▸ **Supplied information**:
+ + +
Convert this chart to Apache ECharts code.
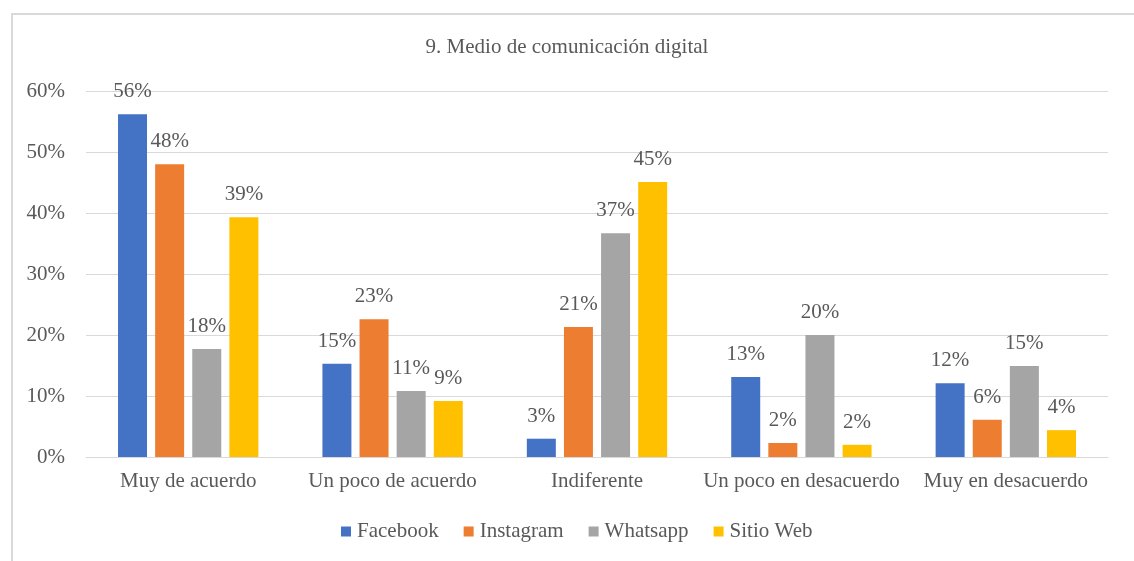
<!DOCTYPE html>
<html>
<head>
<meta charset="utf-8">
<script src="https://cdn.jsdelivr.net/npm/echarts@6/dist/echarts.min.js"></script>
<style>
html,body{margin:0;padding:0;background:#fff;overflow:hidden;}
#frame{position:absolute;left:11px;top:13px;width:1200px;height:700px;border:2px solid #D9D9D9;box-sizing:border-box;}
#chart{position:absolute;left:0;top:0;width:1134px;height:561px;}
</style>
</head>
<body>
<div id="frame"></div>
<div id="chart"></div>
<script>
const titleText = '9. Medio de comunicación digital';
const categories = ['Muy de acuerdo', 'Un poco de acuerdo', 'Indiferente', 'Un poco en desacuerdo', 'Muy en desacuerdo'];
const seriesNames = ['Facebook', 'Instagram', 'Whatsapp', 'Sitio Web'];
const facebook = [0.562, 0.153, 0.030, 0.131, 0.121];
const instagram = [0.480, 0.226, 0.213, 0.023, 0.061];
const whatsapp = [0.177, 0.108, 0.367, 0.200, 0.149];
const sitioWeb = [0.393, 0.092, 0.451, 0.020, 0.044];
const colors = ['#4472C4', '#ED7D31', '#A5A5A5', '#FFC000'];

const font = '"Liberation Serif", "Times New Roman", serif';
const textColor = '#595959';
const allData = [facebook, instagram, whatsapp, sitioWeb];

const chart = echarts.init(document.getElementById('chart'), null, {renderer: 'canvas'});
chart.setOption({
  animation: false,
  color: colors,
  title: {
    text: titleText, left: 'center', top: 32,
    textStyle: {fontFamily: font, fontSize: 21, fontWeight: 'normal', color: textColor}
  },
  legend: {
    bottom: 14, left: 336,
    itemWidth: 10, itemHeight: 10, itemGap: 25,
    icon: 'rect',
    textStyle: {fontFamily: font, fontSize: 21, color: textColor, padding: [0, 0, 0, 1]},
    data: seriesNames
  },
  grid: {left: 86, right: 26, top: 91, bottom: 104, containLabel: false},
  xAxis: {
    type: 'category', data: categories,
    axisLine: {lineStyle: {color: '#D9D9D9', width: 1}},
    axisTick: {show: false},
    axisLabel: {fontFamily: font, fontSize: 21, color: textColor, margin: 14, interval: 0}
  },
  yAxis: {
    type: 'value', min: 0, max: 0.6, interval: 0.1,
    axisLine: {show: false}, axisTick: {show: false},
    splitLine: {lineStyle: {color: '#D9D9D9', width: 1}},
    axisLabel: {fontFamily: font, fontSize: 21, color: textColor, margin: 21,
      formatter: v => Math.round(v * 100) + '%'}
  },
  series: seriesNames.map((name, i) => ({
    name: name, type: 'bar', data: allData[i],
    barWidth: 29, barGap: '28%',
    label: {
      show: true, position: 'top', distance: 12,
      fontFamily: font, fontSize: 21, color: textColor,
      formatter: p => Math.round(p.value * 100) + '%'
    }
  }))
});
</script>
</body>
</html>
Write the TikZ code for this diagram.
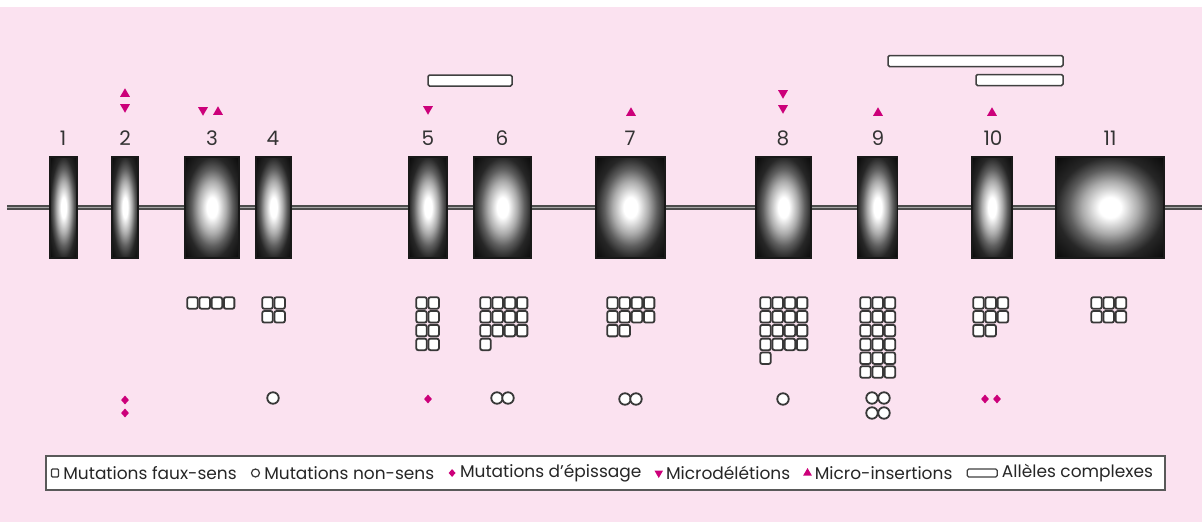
+ + +
▸ **Description of the task**: Exactly as written, return every line of the listing, but not the pictures.

▸ **Exercise result**:
Convert this chart to Apache ECharts code.
<!DOCTYPE html>
<html>
<head>
<meta charset="utf-8">
<script src="https://cdn.jsdelivr.net/npm/echarts@6/dist/echarts.min.js"></script>
<style>
html,body{margin:0;padding:0;background:#fff;overflow:hidden;}
#frame{position:absolute;left:11px;top:13px;width:1200px;height:700px;border:2px solid #D9D9D9;box-sizing:border-box;}
#chart{position:absolute;left:0;top:0;width:1134px;height:561px;}
</style>
</head>
<body>
<div id="frame"></div>
<div id="chart"></div>
<script>
const titleText = '9. Medio de comunicación digital';
const categories = ['Muy de acuerdo', 'Un poco de acuerdo', 'Indiferente', 'Un poco en desacuerdo', 'Muy en desacuerdo'];
const seriesNames = ['Facebook', 'Instagram', 'Whatsapp', 'Sitio Web'];
const facebook = [0.562, 0.153, 0.030, 0.131, 0.121];
const instagram = [0.480, 0.226, 0.213, 0.023, 0.061];
const whatsapp = [0.177, 0.108, 0.367, 0.200, 0.149];
const sitioWeb = [0.393, 0.092, 0.451, 0.020, 0.044];
const colors = ['#4472C4', '#ED7D31', '#A5A5A5', '#FFC000'];

const font = '"Liberation Serif", "Times New Roman", serif';
const textColor = '#595959';
const allData = [facebook, instagram, whatsapp, sitioWeb];

const chart = echarts.init(document.getElementById('chart'), null, {renderer: 'canvas'});
chart.setOption({
  animation: false,
  color: colors,
  title: {
    text: titleText, left: 'center', top: 32,
    textStyle: {fontFamily: font, fontSize: 21, fontWeight: 'normal', color: textColor}
  },
  legend: {
    bottom: 14, left: 336,
    itemWidth: 10, itemHeight: 10, itemGap: 25,
    icon: 'rect',
    textStyle: {fontFamily: font, fontSize: 21, color: textColor, padding: [0, 0, 0, 1]},
    data: seriesNames
  },
  grid: {left: 86, right: 26, top: 91, bottom: 104, containLabel: false},
  xAxis: {
    type: 'category', data: categories,
    axisLine: {lineStyle: {color: '#D9D9D9', width: 1}},
    axisTick: {show: false},
    axisLabel: {fontFamily: font, fontSize: 21, color: textColor, margin: 14, interval: 0}
  },
  yAxis: {
    type: 'value', min: 0, max: 0.6, interval: 0.1,
    axisLine: {show: false}, axisTick: {show: false},
    splitLine: {lineStyle: {color: '#D9D9D9', width: 1}},
    axisLabel: {fontFamily: font, fontSize: 21, color: textColor, margin: 21,
      formatter: v => Math.round(v * 100) + '%'}
  },
  series: seriesNames.map((name, i) => ({
    name: name, type: 'bar', data: allData[i],
    barWidth: 29, barGap: '28%',
    label: {
      show: true, position: 'top', distance: 12,
      fontFamily: font, fontSize: 21, color: textColor,
      formatter: p => Math.round(p.value * 100) + '%'
    }
  }))
});
</script>
</body>
</html>
Write the TikZ code for this diagram.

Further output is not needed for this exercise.